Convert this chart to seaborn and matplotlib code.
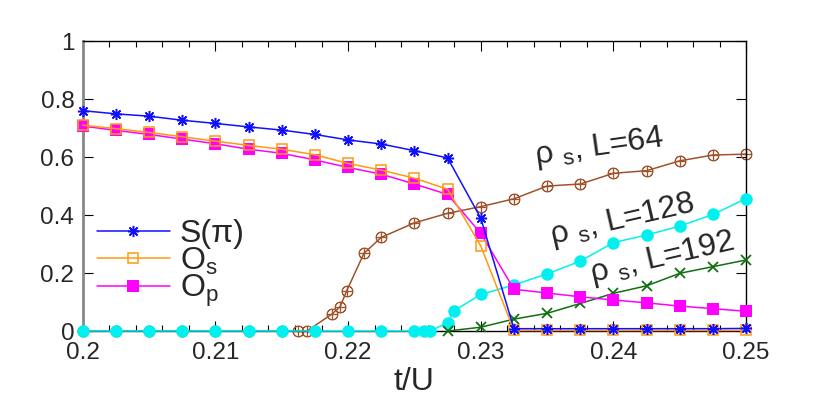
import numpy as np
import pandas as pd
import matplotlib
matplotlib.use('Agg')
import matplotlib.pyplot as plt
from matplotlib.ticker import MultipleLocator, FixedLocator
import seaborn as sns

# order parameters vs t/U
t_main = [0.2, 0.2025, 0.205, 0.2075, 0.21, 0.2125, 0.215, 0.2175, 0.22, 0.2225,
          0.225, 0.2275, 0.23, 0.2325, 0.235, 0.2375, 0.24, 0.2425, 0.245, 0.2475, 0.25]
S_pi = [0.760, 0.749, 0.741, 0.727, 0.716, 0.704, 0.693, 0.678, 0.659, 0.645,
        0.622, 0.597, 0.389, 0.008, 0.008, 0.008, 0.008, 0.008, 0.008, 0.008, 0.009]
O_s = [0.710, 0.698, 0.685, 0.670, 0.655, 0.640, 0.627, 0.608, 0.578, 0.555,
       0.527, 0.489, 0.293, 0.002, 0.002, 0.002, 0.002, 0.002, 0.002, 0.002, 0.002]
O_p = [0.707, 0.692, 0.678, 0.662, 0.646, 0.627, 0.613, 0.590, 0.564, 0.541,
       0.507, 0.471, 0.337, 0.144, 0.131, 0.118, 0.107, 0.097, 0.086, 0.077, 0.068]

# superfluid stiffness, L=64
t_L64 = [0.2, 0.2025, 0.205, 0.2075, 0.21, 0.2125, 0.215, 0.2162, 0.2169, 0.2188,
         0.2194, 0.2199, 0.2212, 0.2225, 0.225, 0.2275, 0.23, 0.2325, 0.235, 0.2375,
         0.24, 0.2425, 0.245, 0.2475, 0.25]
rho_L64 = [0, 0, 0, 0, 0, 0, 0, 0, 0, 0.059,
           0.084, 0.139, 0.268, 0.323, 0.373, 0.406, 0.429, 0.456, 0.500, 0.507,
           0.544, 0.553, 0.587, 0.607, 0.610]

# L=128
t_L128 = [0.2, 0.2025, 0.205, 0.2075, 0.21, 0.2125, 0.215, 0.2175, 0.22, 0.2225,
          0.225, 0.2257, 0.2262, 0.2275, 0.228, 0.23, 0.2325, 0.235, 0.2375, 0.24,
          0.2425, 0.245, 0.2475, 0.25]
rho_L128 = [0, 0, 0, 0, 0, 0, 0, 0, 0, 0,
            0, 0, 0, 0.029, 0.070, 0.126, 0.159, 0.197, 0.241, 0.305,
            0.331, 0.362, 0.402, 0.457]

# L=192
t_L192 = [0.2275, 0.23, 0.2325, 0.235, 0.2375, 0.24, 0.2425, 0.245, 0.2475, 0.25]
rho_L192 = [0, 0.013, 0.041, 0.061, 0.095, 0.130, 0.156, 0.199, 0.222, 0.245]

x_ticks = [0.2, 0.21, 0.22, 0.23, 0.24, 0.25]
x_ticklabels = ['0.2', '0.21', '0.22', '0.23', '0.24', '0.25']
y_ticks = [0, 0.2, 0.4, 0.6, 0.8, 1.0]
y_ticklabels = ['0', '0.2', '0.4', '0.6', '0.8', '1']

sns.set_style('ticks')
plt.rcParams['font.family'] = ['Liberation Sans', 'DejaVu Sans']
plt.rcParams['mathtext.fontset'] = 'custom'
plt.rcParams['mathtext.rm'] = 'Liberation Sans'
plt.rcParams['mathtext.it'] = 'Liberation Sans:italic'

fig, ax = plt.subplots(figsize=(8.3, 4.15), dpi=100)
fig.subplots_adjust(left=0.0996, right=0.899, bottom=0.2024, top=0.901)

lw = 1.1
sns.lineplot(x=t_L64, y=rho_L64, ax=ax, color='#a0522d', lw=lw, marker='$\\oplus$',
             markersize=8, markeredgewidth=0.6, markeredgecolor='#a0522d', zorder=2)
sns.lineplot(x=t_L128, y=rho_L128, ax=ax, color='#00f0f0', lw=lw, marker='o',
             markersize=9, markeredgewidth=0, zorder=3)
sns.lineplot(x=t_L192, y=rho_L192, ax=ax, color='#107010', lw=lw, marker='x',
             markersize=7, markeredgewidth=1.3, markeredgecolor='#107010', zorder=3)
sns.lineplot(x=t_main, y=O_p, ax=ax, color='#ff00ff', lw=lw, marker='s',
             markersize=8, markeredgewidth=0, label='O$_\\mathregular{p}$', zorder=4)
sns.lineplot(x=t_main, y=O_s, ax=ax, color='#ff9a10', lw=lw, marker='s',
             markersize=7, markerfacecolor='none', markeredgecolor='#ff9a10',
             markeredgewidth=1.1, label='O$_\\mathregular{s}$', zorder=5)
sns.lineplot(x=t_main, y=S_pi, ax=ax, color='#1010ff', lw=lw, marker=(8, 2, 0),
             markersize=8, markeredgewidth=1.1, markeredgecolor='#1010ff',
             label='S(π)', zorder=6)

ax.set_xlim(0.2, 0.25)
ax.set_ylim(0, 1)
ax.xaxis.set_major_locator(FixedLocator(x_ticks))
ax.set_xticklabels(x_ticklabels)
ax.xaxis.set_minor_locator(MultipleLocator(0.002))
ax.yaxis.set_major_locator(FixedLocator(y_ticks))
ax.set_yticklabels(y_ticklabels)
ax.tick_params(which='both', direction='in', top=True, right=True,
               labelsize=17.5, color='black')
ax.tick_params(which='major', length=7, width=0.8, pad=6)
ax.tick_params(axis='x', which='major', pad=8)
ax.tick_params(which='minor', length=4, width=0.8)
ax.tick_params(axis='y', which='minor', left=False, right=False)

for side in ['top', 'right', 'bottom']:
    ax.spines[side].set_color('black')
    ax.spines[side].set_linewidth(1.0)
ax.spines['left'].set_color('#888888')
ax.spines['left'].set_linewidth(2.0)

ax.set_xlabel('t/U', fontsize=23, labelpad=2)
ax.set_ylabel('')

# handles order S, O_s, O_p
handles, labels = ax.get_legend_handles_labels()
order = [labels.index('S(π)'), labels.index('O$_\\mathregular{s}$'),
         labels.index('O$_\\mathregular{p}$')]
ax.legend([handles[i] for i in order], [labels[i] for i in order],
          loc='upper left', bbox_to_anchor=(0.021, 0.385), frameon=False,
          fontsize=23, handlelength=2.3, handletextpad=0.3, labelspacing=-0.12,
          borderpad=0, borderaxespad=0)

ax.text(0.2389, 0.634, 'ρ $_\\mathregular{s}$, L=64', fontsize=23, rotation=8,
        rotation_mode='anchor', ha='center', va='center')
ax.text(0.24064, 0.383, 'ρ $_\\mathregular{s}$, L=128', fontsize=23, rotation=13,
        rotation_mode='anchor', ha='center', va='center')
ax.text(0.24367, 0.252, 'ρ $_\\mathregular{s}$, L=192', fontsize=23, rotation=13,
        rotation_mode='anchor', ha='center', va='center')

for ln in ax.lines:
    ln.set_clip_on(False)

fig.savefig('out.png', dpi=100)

### TASK GOAL
Omit the pictures, then quote the rest of the material above exactly.

### EXERCISE RESPONSE
Convert this chart to seaborn and matplotlib code.
import numpy as np
import pandas as pd
import matplotlib
matplotlib.use('Agg')
import matplotlib.pyplot as plt
from matplotlib.ticker import MultipleLocator, FixedLocator
import seaborn as sns

# order parameters vs t/U
t_main = [0.2, 0.2025, 0.205, 0.2075, 0.21, 0.2125, 0.215, 0.2175, 0.22, 0.2225,
          0.225, 0.2275, 0.23, 0.2325, 0.235, 0.2375, 0.24, 0.2425, 0.245, 0.2475, 0.25]
S_pi = [0.760, 0.749, 0.741, 0.727, 0.716, 0.704, 0.693, 0.678, 0.659, 0.645,
        0.622, 0.597, 0.389, 0.008, 0.008, 0.008, 0.008, 0.008, 0.008, 0.008, 0.009]
O_s = [0.710, 0.698, 0.685, 0.670, 0.655, 0.640, 0.627, 0.608, 0.578, 0.555,
       0.527, 0.489, 0.293, 0.002, 0.002, 0.002, 0.002, 0.002, 0.002, 0.002, 0.002]
O_p = [0.707, 0.692, 0.678, 0.662, 0.646, 0.627, 0.613, 0.590, 0.564, 0.541,
       0.507, 0.471, 0.337, 0.144, 0.131, 0.118, 0.107, 0.097, 0.086, 0.077, 0.068]

# superfluid stiffness, L=64
t_L64 = [0.2, 0.2025, 0.205, 0.2075, 0.21, 0.2125, 0.215, 0.2162, 0.2169, 0.2188,
         0.2194, 0.2199, 0.2212, 0.2225, 0.225, 0.2275, 0.23, 0.2325, 0.235, 0.2375,
         0.24, 0.2425, 0.245, 0.2475, 0.25]
rho_L64 = [0, 0, 0, 0, 0, 0, 0, 0, 0, 0.059,
           0.084, 0.139, 0.268, 0.323, 0.373, 0.406, 0.429, 0.456, 0.500, 0.507,
           0.544, 0.553, 0.587, 0.607, 0.610]

# L=128
t_L128 = [0.2, 0.2025, 0.205, 0.2075, 0.21, 0.2125, 0.215, 0.2175, 0.22, 0.2225,
          0.225, 0.2257, 0.2262, 0.2275, 0.228, 0.23, 0.2325, 0.235, 0.2375, 0.24,
          0.2425, 0.245, 0.2475, 0.25]
rho_L128 = [0, 0, 0, 0, 0, 0, 0, 0, 0, 0,
            0, 0, 0, 0.029, 0.070, 0.126, 0.159, 0.197, 0.241, 0.305,
            0.331, 0.362, 0.402, 0.457]

# L=192
t_L192 = [0.2275, 0.23, 0.2325, 0.235, 0.2375, 0.24, 0.2425, 0.245, 0.2475, 0.25]
rho_L192 = [0, 0.013, 0.041, 0.061, 0.095, 0.130, 0.156, 0.199, 0.222, 0.245]

x_ticks = [0.2, 0.21, 0.22, 0.23, 0.24, 0.25]
x_ticklabels = ['0.2', '0.21', '0.22', '0.23', '0.24', '0.25']
y_ticks = [0, 0.2, 0.4, 0.6, 0.8, 1.0]
y_ticklabels = ['0', '0.2', '0.4', '0.6', '0.8', '1']

sns.set_style('ticks')
plt.rcParams['font.family'] = ['Liberation Sans', 'DejaVu Sans']
plt.rcParams['mathtext.fontset'] = 'custom'
plt.rcParams['mathtext.rm'] = 'Liberation Sans'
plt.rcParams['mathtext.it'] = 'Liberation Sans:italic'

fig, ax = plt.subplots(figsize=(8.3, 4.15), dpi=100)
fig.subplots_adjust(left=0.0996, right=0.899, bottom=0.2024, top=0.901)

lw = 1.1
sns.lineplot(x=t_L64, y=rho_L64, ax=ax, color='#a0522d', lw=lw, marker='$\\oplus$',
             markersize=8, markeredgewidth=0.6, markeredgecolor='#a0522d', zorder=2)
sns.lineplot(x=t_L128, y=rho_L128, ax=ax, color='#00f0f0', lw=lw, marker='o',
             markersize=9, markeredgewidth=0, zorder=3)
sns.lineplot(x=t_L192, y=rho_L192, ax=ax, color='#107010', lw=lw, marker='x',
             markersize=7, markeredgewidth=1.3, markeredgecolor='#107010', zorder=3)
sns.lineplot(x=t_main, y=O_p, ax=ax, color='#ff00ff', lw=lw, marker='s',
             markersize=8, markeredgewidth=0, label='O$_\\mathregular{p}$', zorder=4)
sns.lineplot(x=t_main, y=O_s, ax=ax, color='#ff9a10', lw=lw, marker='s',
             markersize=7, markerfacecolor='none', markeredgecolor='#ff9a10',
             markeredgewidth=1.1, label='O$_\\mathregular{s}$', zorder=5)
sns.lineplot(x=t_main, y=S_pi, ax=ax, color='#1010ff', lw=lw, marker=(8, 2, 0),
             markersize=8, markeredgewidth=1.1, markeredgecolor='#1010ff',
             label='S(π)', zorder=6)

ax.set_xlim(0.2, 0.25)
ax.set_ylim(0, 1)
ax.xaxis.set_major_locator(FixedLocator(x_ticks))
ax.set_xticklabels(x_ticklabels)
ax.xaxis.set_minor_locator(MultipleLocator(0.002))
ax.yaxis.set_major_locator(FixedLocator(y_ticks))
ax.set_yticklabels(y_ticklabels)
ax.tick_params(which='both', direction='in', top=True, right=True,
               labelsize=17.5, color='black')
ax.tick_params(which='major', length=7, width=0.8, pad=6)
ax.tick_params(axis='x', which='major', pad=8)
ax.tick_params(which='minor', length=4, width=0.8)
ax.tick_params(axis='y', which='minor', left=False, right=False)

for side in ['top', 'right', 'bottom']:
    ax.spines[side].set_color('black')
    ax.spines[side].set_linewidth(1.0)
ax.spines['left'].set_color('#888888')
ax.spines['left'].set_linewidth(2.0)

ax.set_xlabel('t/U', fontsize=23, labelpad=2)
ax.set_ylabel('')

# handles order S, O_s, O_p
handles, labels = ax.get_legend_handles_labels()
order = [labels.index('S(π)'), labels.index('O$_\\mathregular{s}$'),
         labels.index('O$_\\mathregular{p}$')]
ax.legend([handles[i] for i in order], [labels[i] for i in order],
          loc='upper left', bbox_to_anchor=(0.021, 0.385), frameon=False,
          fontsize=23, handlelength=2.3, handletextpad=0.3, labelspacing=-0.12,
          borderpad=0, borderaxespad=0)

ax.text(0.2389, 0.634, 'ρ $_\\mathregular{s}$, L=64', fontsize=23, rotation=8,
        rotation_mode='anchor', ha='center', va='center')
ax.text(0.24064, 0.383, 'ρ $_\\mathregular{s}$, L=128', fontsize=23, rotation=13,
        rotation_mode='anchor', ha='center', va='center')
ax.text(0.24367, 0.252, 'ρ $_\\mathregular{s}$, L=192', fontsize=23, rotation=13,
        rotation_mode='anchor', ha='center', va='center')

for ln in ax.lines:
    ln.set_clip_on(False)

fig.savefig('out.png', dpi=100)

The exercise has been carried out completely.